* **SET EXERCISE**:
Retype the data exactly, from its first line to the line containing "va='center', fontsize=11.3, fontweight='bold')", including both, and skip any picture.

++++++

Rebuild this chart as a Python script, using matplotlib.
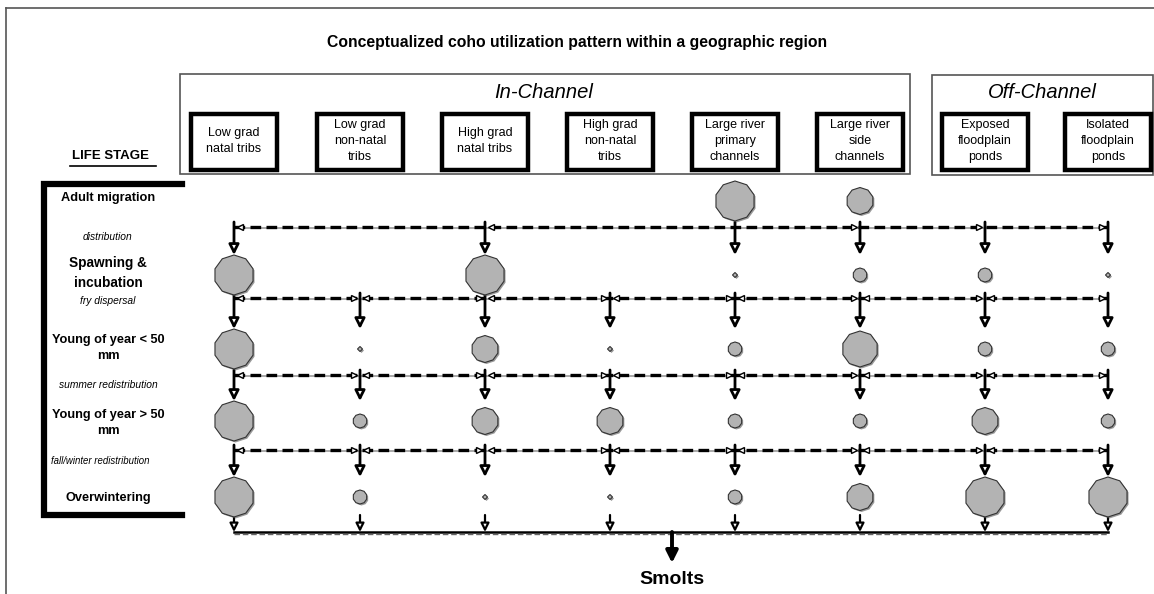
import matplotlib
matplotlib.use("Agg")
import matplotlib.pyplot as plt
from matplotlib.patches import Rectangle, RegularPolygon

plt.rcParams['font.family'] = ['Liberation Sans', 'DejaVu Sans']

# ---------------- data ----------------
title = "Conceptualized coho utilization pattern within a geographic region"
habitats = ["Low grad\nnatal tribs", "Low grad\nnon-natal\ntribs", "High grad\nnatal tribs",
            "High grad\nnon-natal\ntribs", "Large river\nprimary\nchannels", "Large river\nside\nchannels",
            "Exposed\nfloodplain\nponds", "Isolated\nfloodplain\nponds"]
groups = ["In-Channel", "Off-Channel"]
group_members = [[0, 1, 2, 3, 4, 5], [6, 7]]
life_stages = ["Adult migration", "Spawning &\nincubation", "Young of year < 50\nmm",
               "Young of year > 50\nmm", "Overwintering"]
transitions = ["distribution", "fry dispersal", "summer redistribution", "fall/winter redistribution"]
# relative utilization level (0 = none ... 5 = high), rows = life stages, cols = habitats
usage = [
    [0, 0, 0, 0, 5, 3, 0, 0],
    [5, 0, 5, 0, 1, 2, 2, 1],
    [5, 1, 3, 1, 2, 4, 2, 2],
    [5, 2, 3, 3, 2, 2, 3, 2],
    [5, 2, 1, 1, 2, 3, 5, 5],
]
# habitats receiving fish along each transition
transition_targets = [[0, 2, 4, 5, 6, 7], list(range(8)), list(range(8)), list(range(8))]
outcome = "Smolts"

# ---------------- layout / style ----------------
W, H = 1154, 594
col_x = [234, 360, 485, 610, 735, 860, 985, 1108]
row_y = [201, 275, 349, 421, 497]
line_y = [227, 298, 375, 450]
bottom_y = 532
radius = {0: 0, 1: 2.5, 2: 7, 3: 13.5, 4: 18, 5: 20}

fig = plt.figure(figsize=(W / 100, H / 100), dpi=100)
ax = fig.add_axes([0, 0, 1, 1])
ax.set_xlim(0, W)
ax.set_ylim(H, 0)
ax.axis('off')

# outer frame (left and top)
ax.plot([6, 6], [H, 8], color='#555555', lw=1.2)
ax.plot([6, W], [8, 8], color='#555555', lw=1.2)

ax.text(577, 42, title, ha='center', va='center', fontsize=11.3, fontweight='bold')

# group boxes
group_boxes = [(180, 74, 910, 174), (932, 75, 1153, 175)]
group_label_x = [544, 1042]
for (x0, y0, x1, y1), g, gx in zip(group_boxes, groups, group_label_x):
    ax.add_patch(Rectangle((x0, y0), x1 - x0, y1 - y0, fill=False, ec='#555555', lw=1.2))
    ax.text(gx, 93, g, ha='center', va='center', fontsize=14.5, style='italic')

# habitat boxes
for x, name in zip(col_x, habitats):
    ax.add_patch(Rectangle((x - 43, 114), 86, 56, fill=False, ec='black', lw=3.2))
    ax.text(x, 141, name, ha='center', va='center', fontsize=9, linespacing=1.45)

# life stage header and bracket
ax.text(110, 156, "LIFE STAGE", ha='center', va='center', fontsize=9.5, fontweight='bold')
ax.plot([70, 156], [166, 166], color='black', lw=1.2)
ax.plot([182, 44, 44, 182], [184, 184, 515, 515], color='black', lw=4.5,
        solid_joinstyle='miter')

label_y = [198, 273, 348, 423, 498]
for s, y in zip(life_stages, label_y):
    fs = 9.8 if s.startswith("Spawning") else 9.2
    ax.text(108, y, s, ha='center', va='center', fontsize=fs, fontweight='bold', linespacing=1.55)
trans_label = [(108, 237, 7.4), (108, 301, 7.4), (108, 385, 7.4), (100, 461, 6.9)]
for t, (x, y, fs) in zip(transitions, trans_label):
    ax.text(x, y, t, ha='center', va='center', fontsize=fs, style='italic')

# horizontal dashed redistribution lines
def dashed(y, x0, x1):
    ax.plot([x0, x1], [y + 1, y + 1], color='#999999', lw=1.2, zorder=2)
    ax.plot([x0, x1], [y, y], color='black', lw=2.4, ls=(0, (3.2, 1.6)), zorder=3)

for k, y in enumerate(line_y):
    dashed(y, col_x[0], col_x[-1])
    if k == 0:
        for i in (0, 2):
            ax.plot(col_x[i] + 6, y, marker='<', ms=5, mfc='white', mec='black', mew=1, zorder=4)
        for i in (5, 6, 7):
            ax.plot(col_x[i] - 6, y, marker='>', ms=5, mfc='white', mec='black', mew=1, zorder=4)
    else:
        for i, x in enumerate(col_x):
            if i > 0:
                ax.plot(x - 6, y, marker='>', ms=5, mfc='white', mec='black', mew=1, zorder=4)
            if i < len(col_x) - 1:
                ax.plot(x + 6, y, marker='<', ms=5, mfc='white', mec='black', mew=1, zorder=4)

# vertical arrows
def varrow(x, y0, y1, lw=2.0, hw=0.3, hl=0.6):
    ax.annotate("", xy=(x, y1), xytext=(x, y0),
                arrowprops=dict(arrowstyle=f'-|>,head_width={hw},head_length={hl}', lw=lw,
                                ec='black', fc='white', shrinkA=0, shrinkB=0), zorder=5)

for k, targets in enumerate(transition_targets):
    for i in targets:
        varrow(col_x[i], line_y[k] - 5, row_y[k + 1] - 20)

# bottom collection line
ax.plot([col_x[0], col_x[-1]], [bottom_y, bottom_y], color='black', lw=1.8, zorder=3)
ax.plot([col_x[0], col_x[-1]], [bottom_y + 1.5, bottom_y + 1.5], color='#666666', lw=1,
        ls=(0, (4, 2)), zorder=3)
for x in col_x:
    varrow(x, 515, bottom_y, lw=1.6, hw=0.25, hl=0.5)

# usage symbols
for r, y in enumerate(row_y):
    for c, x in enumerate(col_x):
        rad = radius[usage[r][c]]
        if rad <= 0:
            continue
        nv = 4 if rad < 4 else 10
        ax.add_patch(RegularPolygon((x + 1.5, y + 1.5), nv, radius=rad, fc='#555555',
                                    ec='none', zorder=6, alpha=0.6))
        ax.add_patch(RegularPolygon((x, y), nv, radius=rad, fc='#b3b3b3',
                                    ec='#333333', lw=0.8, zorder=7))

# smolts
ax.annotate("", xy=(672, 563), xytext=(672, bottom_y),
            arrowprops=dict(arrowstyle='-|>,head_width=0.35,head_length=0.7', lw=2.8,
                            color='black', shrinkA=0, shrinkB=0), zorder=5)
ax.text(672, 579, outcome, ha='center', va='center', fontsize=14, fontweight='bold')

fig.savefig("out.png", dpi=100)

++++++

* **REPLY**:
Rebuild this chart as a Python script, using matplotlib.
import matplotlib
matplotlib.use("Agg")
import matplotlib.pyplot as plt
from matplotlib.patches import Rectangle, RegularPolygon

plt.rcParams['font.family'] = ['Liberation Sans', 'DejaVu Sans']

# ---------------- data ----------------
title = "Conceptualized coho utilization pattern within a geographic region"
habitats = ["Low grad\nnatal tribs", "Low grad\nnon-natal\ntribs", "High grad\nnatal tribs",
            "High grad\nnon-natal\ntribs", "Large river\nprimary\nchannels", "Large river\nside\nchannels",
            "Exposed\nfloodplain\nponds", "Isolated\nfloodplain\nponds"]
groups = ["In-Channel", "Off-Channel"]
group_members = [[0, 1, 2, 3, 4, 5], [6, 7]]
life_stages = ["Adult migration", "Spawning &\nincubation", "Young of year < 50\nmm",
               "Young of year > 50\nmm", "Overwintering"]
transitions = ["distribution", "fry dispersal", "summer redistribution", "fall/winter redistribution"]
# relative utilization level (0 = none ... 5 = high), rows = life stages, cols = habitats
usage = [
    [0, 0, 0, 0, 5, 3, 0, 0],
    [5, 0, 5, 0, 1, 2, 2, 1],
    [5, 1, 3, 1, 2, 4, 2, 2],
    [5, 2, 3, 3, 2, 2, 3, 2],
    [5, 2, 1, 1, 2, 3, 5, 5],
]
# habitats receiving fish along each transition
transition_targets = [[0, 2, 4, 5, 6, 7], list(range(8)), list(range(8)), list(range(8))]
outcome = "Smolts"

# ---------------- layout / style ----------------
W, H = 1154, 594
col_x = [234, 360, 485, 610, 735, 860, 985, 1108]
row_y = [201, 275, 349, 421, 497]
line_y = [227, 298, 375, 450]
bottom_y = 532
radius = {0: 0, 1: 2.5, 2: 7, 3: 13.5, 4: 18, 5: 20}

fig = plt.figure(figsize=(W / 100, H / 100), dpi=100)
ax = fig.add_axes([0, 0, 1, 1])
ax.set_xlim(0, W)
ax.set_ylim(H, 0)
ax.axis('off')

# outer frame (left and top)
ax.plot([6, 6], [H, 8], color='#555555', lw=1.2)
ax.plot([6, W], [8, 8], color='#555555', lw=1.2)

ax.text(577, 42, title, ha='center', va='center', fontsize=11.3, fontweight='bold')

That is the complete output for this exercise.